A recent study shows that African Americans are twice as likely to develop pancreatitis over the Caucasian population. Pancreatitis is inflammation of the pancreas, an organ that makes enzymes to help with food digestion and produces insulin to help regulate sugar in the body. Pancreatitis can be either acute or chronic bringing about different side effects and treatments.
Acute pancreatitis symptoms may include nausea, vomiting and abdominal pain which will often land you in the emergency room for evaluation and treatment. Chronic pancreatitis is more manageable at home with medications prescribed by your doctor to help with abdominal pain, weight loss and oily, smelly stool.
While there are many causes of pancreatitis, the two most common causes are smoking and alcohol use. The aforementioned study showed that African Americans were more likely to abuse alcohol, increasing risks for chronic pancreatitis, while Caucasians more often smoked heavily.
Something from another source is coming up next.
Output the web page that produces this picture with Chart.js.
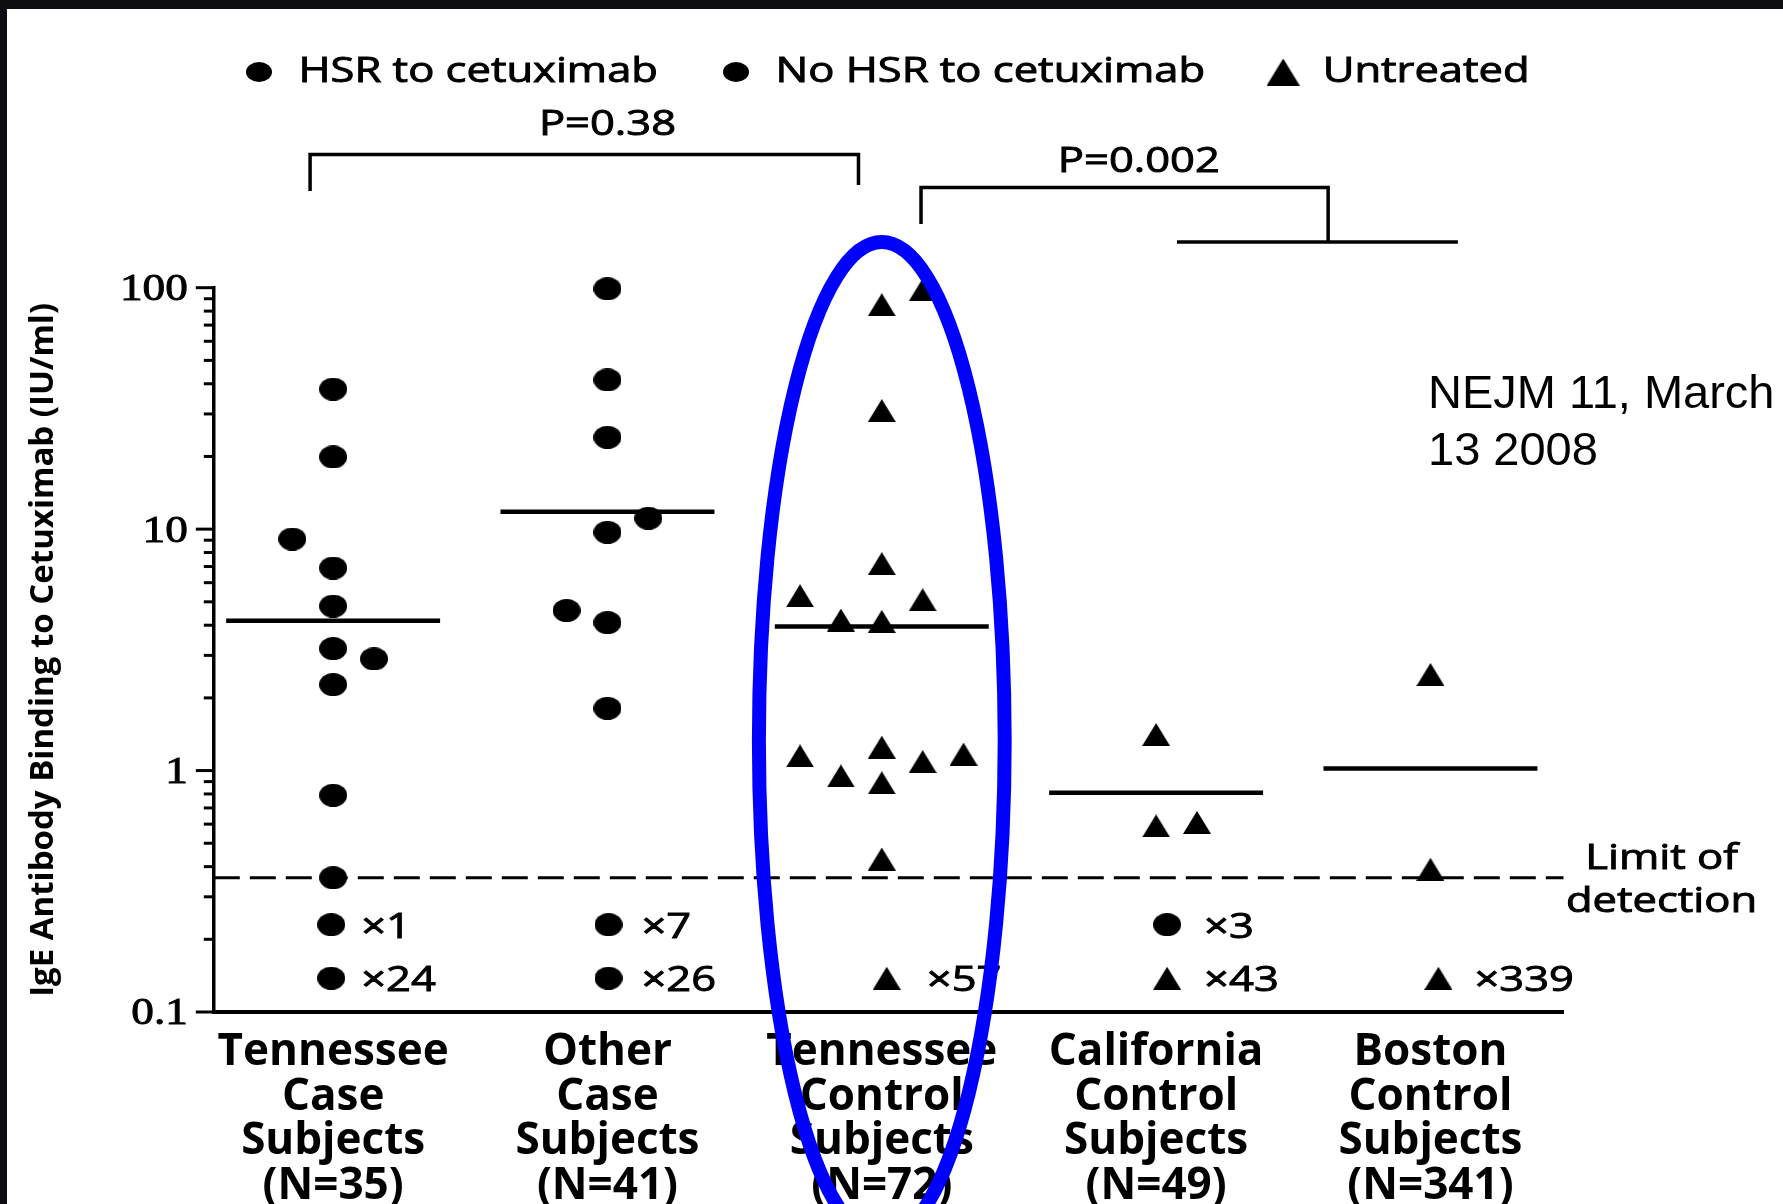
<!DOCTYPE html>
<html lang="en">
<head>
<meta charset="utf-8">
<title>IgE Antibody Binding to Cetuximab</title>
<script src="https://cdn.jsdelivr.net/npm/chart.js@4.4.1/dist/chart.umd.min.js"></script>
<style>
    html, body {
        margin: 0;
        padding: 0;
        background: #0e0d12;
        overflow: hidden;
    }
    .figure_div {
        position: absolute;
        left: 7px;
        top: 9px;
        width: 1776px;
        height: 1195px;
        background: #ffffff;
    }
    #ige_chart {
        display: block;
    }
</style>
</head>
<body>
<div class="figure_div">
    <canvas id="ige_chart" width="1776" height="1195"></canvas>
</div>
<script>
//values (IU/ml)
const categoryLabels = [
    ['Tennessee', 'Case', 'Subjects', '(N=35)'],
    ['Other', 'Case', 'Subjects', '(N=41)'],
    ['Tennessee', 'Control', 'Subjects', '(N=72)'],
    ['California', 'Control', 'Subjects', '(N=49)'],
    ['Boston', 'Control', 'Subjects', '(N=341)']
];
const tnCaseValues = [38, 19.9, 9.1, 6.9, 4.8, 3.2, 2.9, 2.27, 0.79, 0.36];
const otherCaseValues = [99, 41.5, 24, 11.1, 9.7, 4.6, 4.1, 1.81];
const tnControlValues = [85, 98, 31, 7.2, 5.3, 5.1, 4.2, 4.15, 1.15, 0.95, 1.25, 0.89, 1.09, 1.17, 0.43];
const californiaValues = [1.41, 0.59, 0.61];
const bostonValues = [2.5, 0.39];
const medianValues = [4.17, 11.8, 3.95, 0.81, 1.02];
const detectionLimit = 0.36;
const countsUpperRow = [1, 7, null, 3, null];
const countsLowerRow = [24, 26, 57, 43, 339];
const yTickValues = [0.1, 1, 10, 100];
const yTickLabels = ['0.1', '1', '10', '100'];
const legendLabels = ['HSR to cetuximab', 'No HSR to cetuximab', 'Untreated'];
const pValueLabels = ['P=0.38', 'P=0.002'];
const detectionLabelLines = ['Limit of', 'detection'];
const yAxisTitle = 'IgE Antibody Binding to Cetuximab (IU/ml)';
const noteLines = ['NEJM 11, March', '13 2008'];
//

//layout: jitter column of every point, marker shapes of the count rows
const jitterStep = 0.149;
const tnCaseSlots = [0, 0, -1, 0, 0, 0, 1, 0, 0, 0];
const otherCaseSlots = [0, 0, 0, 1, 0, -1, 0, 0];
const tnControlSlots = [0, 1, 0, 0, -2, 1, -1, 0, -2, -1, 0, 0, 1, 2, 0];
const californiaSlots = [0, 0, 1];
const bostonSlots = [0, 0];
const upperRowShapes = ['circle', 'circle', null, 'circle', null];
const lowerRowShapes = ['circle', 'circle', 'triangle', 'triangle', 'triangle'];
const countRowLevels = [0.23, 0.138];
const countMarkerShift = [-0.007, 0.004, 0.018, 0.04, 0.029];
const countTextShift = [28, 34, 45, 48, 44];
const medianHalfWidth = 0.39;
const xMin = 0.565;
const xMax = 5.485;

const textStretch = 1.28;
const textDrop = 3.5;
const regularFont = '34px "Open Sans"';
const serifFont = '38px "Liberation Serif"';
const serifStretch = 1.19;
//

//filled marker images (the figure is slightly wider than tall)
const makeMarker = (shape, w, h) => {
    const c = document.createElement('canvas');
    c.width = w;
    c.height = h;
    const g = c.getContext('2d');
    g.fillStyle = '#000';
    g.beginPath();
    if (shape === 'triangle') {
        g.moveTo(w / 2, 0);
        g.lineTo(w, h);
        g.lineTo(0, h);
        g.closePath();
    } else {
        g.ellipse(w / 2, h / 2, w / 2, h / 2, 0, 0, Math.PI * 2);
    }
    g.fill();
    return c;
};

const circleMarker = makeMarker('circle', 28, 23);
const triangleMarker = makeMarker('triangle', 28, 23);
const legendCircle = makeMarker('circle', 26, 20);
const legendTriangle = makeMarker('triangle', 33, 27);
//

//build points from the arrays
const toPoints = (values, slots, category) =>
    values.map((v, i) => ({ x: category + slots[i] * jitterStep, y: v }));

const casePoints = [
    ...toPoints(tnCaseValues, tnCaseSlots, 1),
    ...toPoints(otherCaseValues, otherCaseSlots, 2)
];
const untreatedPoints = [
    ...toPoints(tnControlValues, tnControlSlots, 3),
    ...toPoints(californiaValues, californiaSlots, 4),
    ...toPoints(bostonValues, bostonSlots, 5)
];

const countPoints = [];
[countsUpperRow, countsLowerRow].forEach((row, r) => {
    const shapes = r === 0 ? upperRowShapes : lowerRowShapes;
    row.forEach((count, i) => {
        if (count === null) return;
        countPoints.push({
            x: i + 1 + countMarkerShift[i],
            y: countRowLevels[r],
            count: count,
            category: i + 1,
            shape: shapes[i]
        });
    });
});

const medianDatasets = medianValues.map((m, i) => ({
    label: 'Median',
    data: [{ x: i + 1 - medianHalfWidth, y: m }, { x: i + 1 + medianHalfWidth, y: m }],
    showLine: true,
    borderColor: '#000',
    borderWidth: 4.5,
    pointRadius: 0,
    clip: false
}));

const yAxisTicks = [];
yTickValues.forEach((v, i) => {
    yAxisTicks.push({ value: v, major: true });
    if (i < yTickValues.length - 1) {
        for (let k = 2; k <= 9; k++) yAxisTicks.push({ value: v * k, major: false });
    }
});
yAxisTicks.sort((a, b) => a.value - b.value);
//

//text is drawn a little wider than the font, like the scanned figure
const drawStretchedText = (ctx, text, x, y, align, font, stretch = textStretch) => {
    ctx.save();
    ctx.translate(x, y + textDrop);
    ctx.scale(stretch, 1);
    ctx.font = font;
    ctx.textAlign = align;
    ctx.textBaseline = 'middle';
    ctx.fillStyle = '#000';
    ctx.strokeStyle = '#000';
    ctx.lineWidth = 0.9;
    ctx.fillText(text, 0, 0);
    ctx.strokeText(text, 0, 0);
    ctx.restore();
};

const stretchedWidth = (ctx, text, font) => {
    ctx.save();
    ctx.font = font;
    const w = ctx.measureText(text).width * textStretch;
    ctx.restore();
    return w;
};

const strokePath = (ctx, points, width) => {
    ctx.save();
    ctx.strokeStyle = '#000';
    ctx.lineWidth = width;
    ctx.beginPath();
    points.forEach(([px, py], i) => (i ? ctx.lineTo(px, py) : ctx.moveTo(px, py)));
    ctx.stroke();
    ctx.restore();
};

//legend, brackets, tick marks, count labels, note and the blue ring
const figureExtras = {
    id: 'figureExtras',
    afterDraw(chart) {
        const { ctx, chartArea, scales: { x, y } } = chart;

        //y ticks: long at decades, short in between
        y.ticks.forEach(tick => {
            const py = y.getPixelForValue(tick.value);
            strokePath(ctx, [[chartArea.left, py], [chartArea.left - (tick.major ? 18 : 10), py]], 3);
            if (tick.label) drawStretchedText(ctx, tick.label, chartArea.left - 26, py - 1, 'right', serifFont, serifStretch);
        });

        //legend row
        const legendY = 63;
        let cursor = 252;
        legendLabels.forEach((label, i) => {
            const marker = i === 2 ? legendTriangle : legendCircle;
            ctx.drawImage(marker, cursor - marker.width / 2, legendY - marker.height / 2);
            const textX = cursor + 39.5;
            drawStretchedText(ctx, label, textX, legendY - 3, 'left', regularFont);
            cursor = textX + stretchedWidth(ctx, label, regularFont) + 78;
        });

        //P value brackets
        const bx = v => x.getPixelForValue(v);
        strokePath(ctx, [[bx(0.916), 182], [bx(0.916), 145.5], [bx(2.915), 145.5], [bx(2.915), 176]], 3.5);
        drawStretchedText(ctx, pValueLabels[0], bx(2.0), 113, 'center', regularFont);

        strokePath(ctx, [[bx(3.143), 215], [bx(3.143), 178.6], [bx(4.627), 178.6], [bx(4.627), 233]], 3.5);
        strokePath(ctx, [[bx(4.076), 233], [bx(5.1), 233]], 3.5);
        drawStretchedText(ctx, pValueLabels[1], bx(3.937), 150, 'center', regularFont);

        //counts below the limit of detection
        const countIndex = chart.data.datasets.findIndex(d => d.label === 'Below limit of detection');
        const countMeta = chart.getDatasetMeta(countIndex);
        countMeta.data.forEach((el, j) => {
            const raw = chart.data.datasets[countIndex].data[j];
            const tx = x.getPixelForValue(raw.category) + countTextShift[raw.category - 1];
            drawStretchedText(ctx, '\u00d7' + raw.count, tx, el.y, 'left', regularFont);
        });

        //limit of detection label
        const lodY = y.getPixelForValue(detectionLimit);
        drawStretchedText(ctx, detectionLabelLines[0], chartArea.right + 98, lodY - 22, 'center', regularFont);
        drawStretchedText(ctx, detectionLabelLines[1], chartArea.right + 98, lodY + 21, 'center', regularFont);

        //note added on the slide
        ctx.save();
        ctx.font = '47px "Liberation Sans"';
        ctx.fillStyle = '#000';
        ctx.textAlign = 'left';
        ctx.textBaseline = 'alphabetic';
        ctx.fillText(noteLines[0], 1421, 399);
        ctx.fillText(noteLines[1], 1421, 456);
        ctx.restore();

        //blue ring around the Tennessee control subjects
        const decade = y.getPixelForValue(1) - y.getPixelForValue(10);
        const unit = x.getPixelForValue(2) - x.getPixelForValue(1);
        ctx.save();
        ctx.strokeStyle = 'rgb(0, 0, 255)';
        ctx.lineWidth = 14;
        ctx.beginPath();
        ctx.ellipse(x.getPixelForValue(3), y.getPixelForValue(1.33), 0.448 * unit, 2.065 * decade, 0, 0, Math.PI * 2);
        ctx.stroke();
        ctx.restore();
    }
};
//

new Chart(document.getElementById('ige_chart'), {
    type: 'scatter',
    data: {
        datasets: [
            {
                label: legendLabels[0],
                data: casePoints,
                pointStyle: circleMarker,
                pointRadius: 12,
                clip: false
            },
            {
                label: legendLabels[2],
                data: untreatedPoints,
                pointStyle: triangleMarker,
                pointRadius: 12,
                clip: false
            },
            {
                label: 'Below limit of detection',
                data: countPoints,
                pointStyle: ctx => (ctx.raw && ctx.raw.shape === 'triangle' ? triangleMarker : circleMarker),
                pointRadius: 12,
                clip: false
            },
            ...medianDatasets,
            {
                label: 'Limit of detection',
                data: [{ x: xMin, y: detectionLimit }, { x: xMax, y: detectionLimit }],
                showLine: true,
                borderColor: '#000',
                borderWidth: 3,
                borderDash: [26, 10],
                pointRadius: 0,
                clip: false
            }
        ]
    },
    options: {
        responsive: false,
        animation: false,
        events: [],
        layout: {
            autoPadding: false,
            padding: { top: 278.7, right: 219.5, bottom: 0, left: 0 }
        },
        plugins: {
            legend: { display: false },
            tooltip: { enabled: false }
        },
        scales: {
            x: {
                type: 'linear',
                min: xMin,
                max: xMax,
                afterBuildTicks: axis => {
                    axis.ticks = categoryLabels.map((l, i) => ({ value: i + 1 }));
                },
                afterFit: axis => {
                    axis.height = 192;
                },
                grid: { display: false, drawTicks: false },
                border: { display: true, color: '#000', width: 4 },
                ticks: {
                    autoSkip: false,
                    maxRotation: 0,
                    minRotation: 0,
                    padding: 18,
                    color: '#000',
                    font: { family: "'Open Sans', sans-serif", weight: 'bold', size: 44, lineHeight: 1.016 },
                    callback: value => categoryLabels[value - 1] || ''
                }
            },
            y: {
                type: 'logarithmic',
                min: 0.1,
                max: 100,
                afterBuildTicks: axis => {
                    axis.ticks = yAxisTicks.map(t => ({ value: t.value, major: t.major }));
                },
                afterFit: axis => {
                    axis.width = 206.8;
                },
                grid: { display: false, drawTicks: false },
                border: { display: true, color: '#000', width: 3.5 },
                ticks: {
                    display: false,
                    callback: (value, index, ticks) =>
                        ticks[index].major ? yTickLabels[yTickValues.indexOf(value)] : ''
                },
                title: {
                    display: true,
                    text: yAxisTitle,
                    color: '#000',
                    font: { family: "'Open Sans', sans-serif", weight: 'bold', size: 33 },
                    padding: { top: 16.4, bottom: 0 }
                }
            }
        }
    },
    plugins: [figureExtras]
});
</script>
</body>
</html>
Despite this difference, African Americans are still twice as likely to develop pancreatitis even while smoking less. This study shows that race may be an increased risk factor for African Americans.
Once any acute risks have been treated, pancreatitis is treated by discovering the underlying cause and removing it. Causes including gallstones, certain medications, cystic fibrosis, infection or injury will be treated either medically or surgically at the discretion of your doctor. However, smoking and alcohol use can only be stopped by you.
Untreated pancreatitis can lead to many serious health problems. Acute pancreatitis can damage your kidneys, cause breathing problems and lead to infection. Untreated chronic pancreatitis could lead to diabetes or even pancreatic cancer.
If you have been diagnosed with pancreatitis it is important to follow your doctor’s advice and remove the underlying cause. Talk with your doctor about ways to be successful and treatment options that may be right for you.